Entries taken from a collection
--- begin ---

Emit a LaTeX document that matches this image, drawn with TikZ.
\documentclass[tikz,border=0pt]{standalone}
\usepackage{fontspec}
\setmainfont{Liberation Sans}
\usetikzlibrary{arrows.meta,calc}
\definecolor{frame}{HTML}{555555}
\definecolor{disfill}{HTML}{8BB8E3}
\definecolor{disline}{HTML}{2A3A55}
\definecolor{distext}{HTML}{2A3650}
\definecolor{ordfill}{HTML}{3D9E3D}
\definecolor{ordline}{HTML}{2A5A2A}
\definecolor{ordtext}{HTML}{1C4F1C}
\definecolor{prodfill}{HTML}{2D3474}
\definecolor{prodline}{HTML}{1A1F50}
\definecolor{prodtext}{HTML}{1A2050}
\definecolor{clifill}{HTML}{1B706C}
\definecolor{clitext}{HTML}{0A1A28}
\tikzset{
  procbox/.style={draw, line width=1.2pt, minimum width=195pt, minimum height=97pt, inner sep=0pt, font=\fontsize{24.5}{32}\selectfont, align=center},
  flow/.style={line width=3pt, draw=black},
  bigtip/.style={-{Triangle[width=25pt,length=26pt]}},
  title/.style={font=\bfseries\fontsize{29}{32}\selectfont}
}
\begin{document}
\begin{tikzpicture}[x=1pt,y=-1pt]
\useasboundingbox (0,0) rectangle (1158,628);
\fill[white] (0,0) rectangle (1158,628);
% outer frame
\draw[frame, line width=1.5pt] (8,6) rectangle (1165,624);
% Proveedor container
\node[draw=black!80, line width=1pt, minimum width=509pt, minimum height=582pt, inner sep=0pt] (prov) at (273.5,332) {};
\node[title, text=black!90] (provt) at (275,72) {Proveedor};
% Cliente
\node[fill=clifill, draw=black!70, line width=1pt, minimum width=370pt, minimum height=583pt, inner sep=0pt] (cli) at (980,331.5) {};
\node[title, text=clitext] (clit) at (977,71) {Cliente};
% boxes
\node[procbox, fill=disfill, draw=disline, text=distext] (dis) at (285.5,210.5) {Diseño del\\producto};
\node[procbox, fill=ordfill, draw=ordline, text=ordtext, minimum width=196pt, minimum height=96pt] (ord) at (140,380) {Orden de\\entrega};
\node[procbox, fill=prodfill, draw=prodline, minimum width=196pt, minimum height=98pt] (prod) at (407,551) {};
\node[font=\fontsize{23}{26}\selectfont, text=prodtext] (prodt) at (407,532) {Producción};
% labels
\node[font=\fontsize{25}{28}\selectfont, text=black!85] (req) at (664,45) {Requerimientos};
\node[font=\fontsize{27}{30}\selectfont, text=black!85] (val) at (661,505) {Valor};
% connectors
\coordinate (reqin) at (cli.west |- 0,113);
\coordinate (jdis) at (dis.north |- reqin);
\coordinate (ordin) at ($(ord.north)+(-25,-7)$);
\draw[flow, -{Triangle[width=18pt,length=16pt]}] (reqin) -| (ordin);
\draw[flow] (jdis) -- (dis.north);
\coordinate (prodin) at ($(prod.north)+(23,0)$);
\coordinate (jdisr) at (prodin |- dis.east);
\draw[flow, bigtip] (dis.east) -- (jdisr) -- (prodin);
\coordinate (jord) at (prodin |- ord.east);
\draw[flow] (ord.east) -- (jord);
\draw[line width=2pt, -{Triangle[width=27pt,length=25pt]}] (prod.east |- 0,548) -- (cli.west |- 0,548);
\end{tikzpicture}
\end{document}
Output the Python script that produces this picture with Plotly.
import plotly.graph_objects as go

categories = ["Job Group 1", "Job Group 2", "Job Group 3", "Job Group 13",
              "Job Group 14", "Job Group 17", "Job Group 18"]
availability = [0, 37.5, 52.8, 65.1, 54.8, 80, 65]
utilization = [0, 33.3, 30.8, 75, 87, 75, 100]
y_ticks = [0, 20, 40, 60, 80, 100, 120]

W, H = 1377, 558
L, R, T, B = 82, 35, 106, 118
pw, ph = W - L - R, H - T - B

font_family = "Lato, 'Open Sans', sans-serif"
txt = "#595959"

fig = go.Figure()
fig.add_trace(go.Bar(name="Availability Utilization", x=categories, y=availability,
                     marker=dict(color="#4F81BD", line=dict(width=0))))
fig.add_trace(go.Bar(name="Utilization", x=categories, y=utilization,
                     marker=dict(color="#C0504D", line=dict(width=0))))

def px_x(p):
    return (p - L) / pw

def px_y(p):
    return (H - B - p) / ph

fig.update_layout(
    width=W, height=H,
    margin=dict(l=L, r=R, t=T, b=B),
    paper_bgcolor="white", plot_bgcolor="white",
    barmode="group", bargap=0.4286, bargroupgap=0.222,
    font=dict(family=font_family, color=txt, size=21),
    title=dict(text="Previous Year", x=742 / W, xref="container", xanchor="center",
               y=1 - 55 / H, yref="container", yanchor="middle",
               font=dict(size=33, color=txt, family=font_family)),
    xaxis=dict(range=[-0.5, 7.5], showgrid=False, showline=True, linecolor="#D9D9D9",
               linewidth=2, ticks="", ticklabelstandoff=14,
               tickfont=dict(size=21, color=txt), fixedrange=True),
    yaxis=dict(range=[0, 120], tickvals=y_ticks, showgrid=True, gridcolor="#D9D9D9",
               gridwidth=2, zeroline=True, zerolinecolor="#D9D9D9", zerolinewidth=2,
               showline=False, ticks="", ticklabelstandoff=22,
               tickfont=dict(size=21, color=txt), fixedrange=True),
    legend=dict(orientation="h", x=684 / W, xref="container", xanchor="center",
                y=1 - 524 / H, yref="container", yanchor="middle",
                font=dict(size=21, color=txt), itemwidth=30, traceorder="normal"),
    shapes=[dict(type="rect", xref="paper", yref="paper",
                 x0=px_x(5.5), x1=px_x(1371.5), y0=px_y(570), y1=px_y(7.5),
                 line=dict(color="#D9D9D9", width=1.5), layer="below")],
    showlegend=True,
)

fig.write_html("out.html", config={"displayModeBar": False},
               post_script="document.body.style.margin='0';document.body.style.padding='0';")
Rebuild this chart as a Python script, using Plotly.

--- end ---

> **Aim of the task**
In the listing above, locate the line with "Output the Python" and the line with "import plotly.graph_objects as go", then extract exactly those lines and every line between them, and nothing more.

> **Solution below**
Output the Python script that produces this picture with Plotly.
import plotly.graph_objects as go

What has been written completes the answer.